There is a lot of discussion around the one or the other, but I actually see use cases for both sides in collaboration. For me, it's less a question about what is possible with CeFi vs DeFi, but more about individual preferences regarding new potential financial services.
DeFi is peer to peer, where everything is direct. There is no middleman involved and it is fully smart contract based, so it is transparent, peer to peer and with no trust needed.
On the CeFi side, everything works through an intermediary. You have either a bank or a centralized exchange that acts as the platform to bring parties together. There is always somebody to talk to or write to in the centralized ecosystem. Plus, if you lose access, you would be able to recover you account with your ID card. This is obviously not possible in the DeFi space, where you basically act as your own bank.
In addition to personal preference, fees are also a key part to consider when looking into DeFi, especially when using the Ethereum blockchain for swaps (essentially trading one cryptocurrency or token for another) or staking to access higher yields. Fees can go up to significant numbers, especially for smaller trades. If you look at Uniswap, during the high-fee times, you're easily talking $100 just to deposit assets in a liquidity pool.
For those new to the space: In DeFi a liquidity pool allows participants to swap crypto currencies from one to another, for example from USDT to Ether (ETH). As there is no middleman, no market maker, users can provide liquidity to create the basis for an “automated market maker” (AMM).
By providing both currencies (USDT and ETH in our example) to a pool, there is always liquidity available to swap. Somebody who exchanges USDT to ETH would add USDT to the liquidity pool crypto and take ETH out. Liquidity pool providers get a fee for providing liquidity.
First of all, DeFi gives full control to the user, plus obviously the tech (the protocol, the smart contracts) that is underlying it. In addition, it opens new investment opportunities and new financial services. You get access to staking participation in liquidity pools, and by that open up an entirely new universe of opportunities.
I would highly encourage everyone to dive in, explore, learn and get involved.
Further, we see amazing growth in the DeFi ecosystem. Looking at Total Value Locked, the amount of money allocated to staking pools, this number reached 250bn USD at the end of 2021. And is now getting significant when compared to the assets under management of even bigger banks.
There are a few forces at play.
In terms of money, DeFi allows you to get access to higher yields in an environment of very low or even negative interest rates.
To give a bit more perspective here, in the DeFi space you can get up to 20% per year in interest on US dollar, versus 0% to 2% on the bank account, so this is a big driver attracting people to DeFi.
Second, self-control. More and more people, especially younger generations, want to be in control of how their data is used, where their money goes, etc...
Third, Web 3.0, metaverse and blockchain gaming require users to get involved with DeFi and the future of financial tools, such as a web wallet to connect to the virtual space, play to earn game, or store NFTs as digital art or utilities.
The short answer would be no.

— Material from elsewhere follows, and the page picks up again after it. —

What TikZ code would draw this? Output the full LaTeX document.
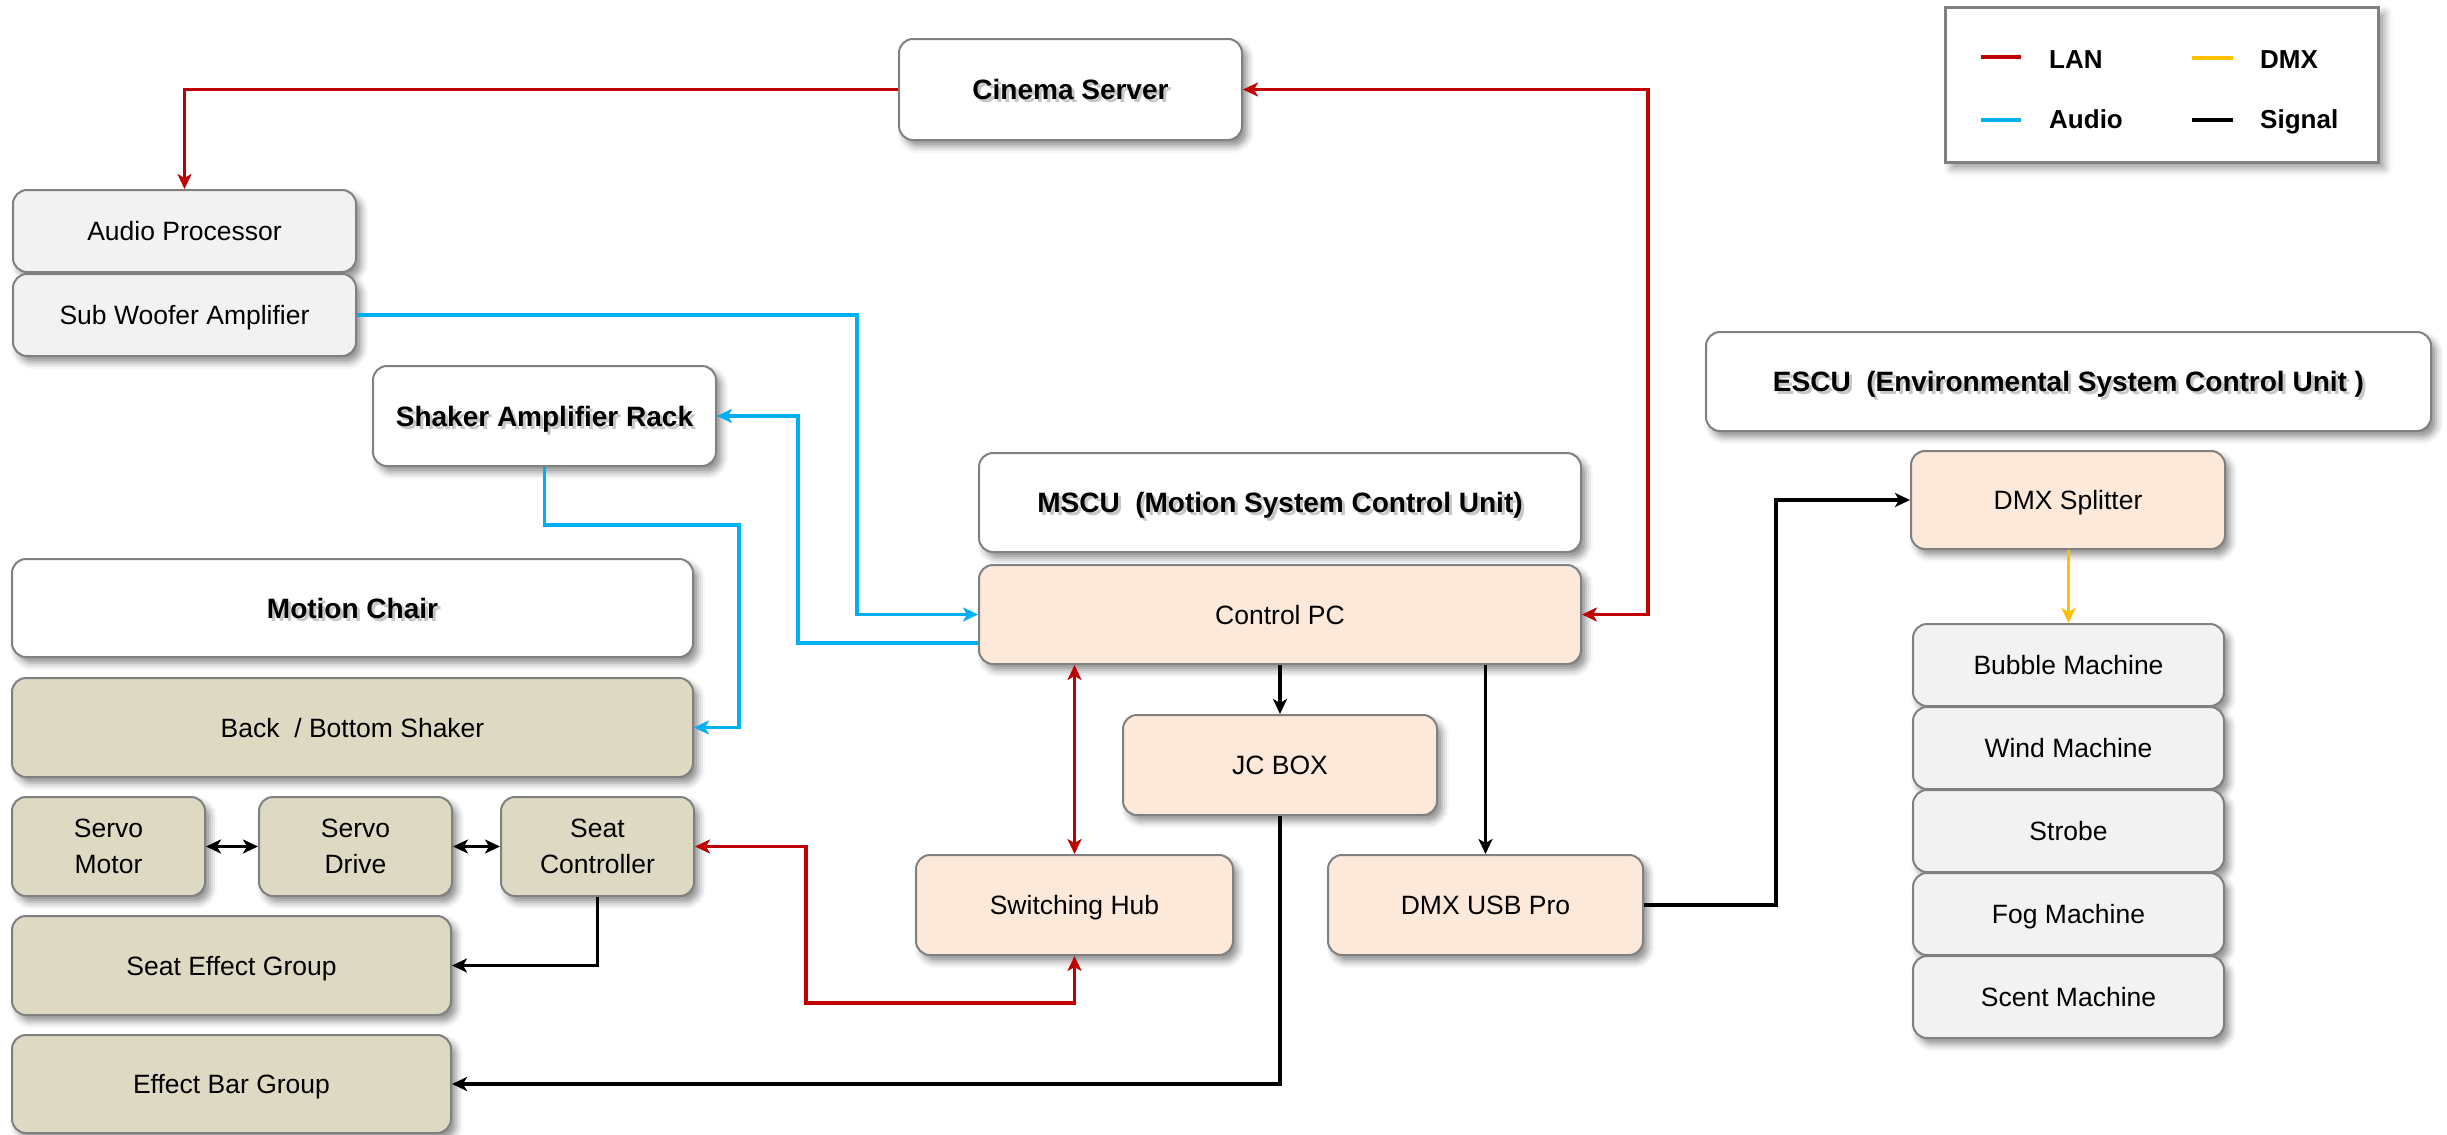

Yes, the more standardized the transactions are, the easier to replace on a decentral platform, through the usage of smart contracts.
However, the more complex transactions become, the more a central organization will need to be involved, just to make sure everything is executed as desired. In addition, even when we talk about DeFi and the future of finance, centralized players still have a role to play.
The biggest assets of established banks and insurance companies are their client base and the trust they have built over many years. With this strong starting point, CeFi organizations are in an excellent position to educate and advice their clients when exploring DeFi, but also offer supporting services to clients who are not able or willing to take on all the risks in DeFi on themselves. Obvious examples would be offering custody of private keys.
The biggest impact and benefit will be generated, when DeFi and CeFi players work together. Each focusing on their strengths and assets. In a perfect world, this would mean I can go to a bank and get DeFi products offered, fully integrated into e-banking and m-banking.
You get access to a different asset class, risk profile but also return potentials. In addition, banks could work with insurance companies and provide additional coverage for e.g. exploitation of smart contracts.
I would like to point out three of the best fintech startups in the DeFi space that have recently gone through F10's incubation programs:
Starting with STOverse, a Geneva-based company that is currently in the incubation batch VIII in Switzerland. They want to reimagine the fundraising for small businesses and medium sized companies. They are really offering an all-in-one platform to raise funds based on a token offering and based on that give access to a decentralized finance trading secondary market of those tokens and make a very illiquid asset class totally liquid.
The second would be onChain custodian. They are a Singapore based company that were also part of our F10 program. They allow companies to have custody for their crypto assets. With that, they make the hurdle low to get involved in the crypto space and also hold crypto tokens in their wallets.
A third one, Valk, is a UK based company. They are building decentralized infrastructure for capital markets and allow financial institutions to digitize their deal making process by tokenizing their assets. In addition, they are currently building DeFi tools like a dashboard to extract information from DeFi protocols. Interesting for both, retail and institution investors.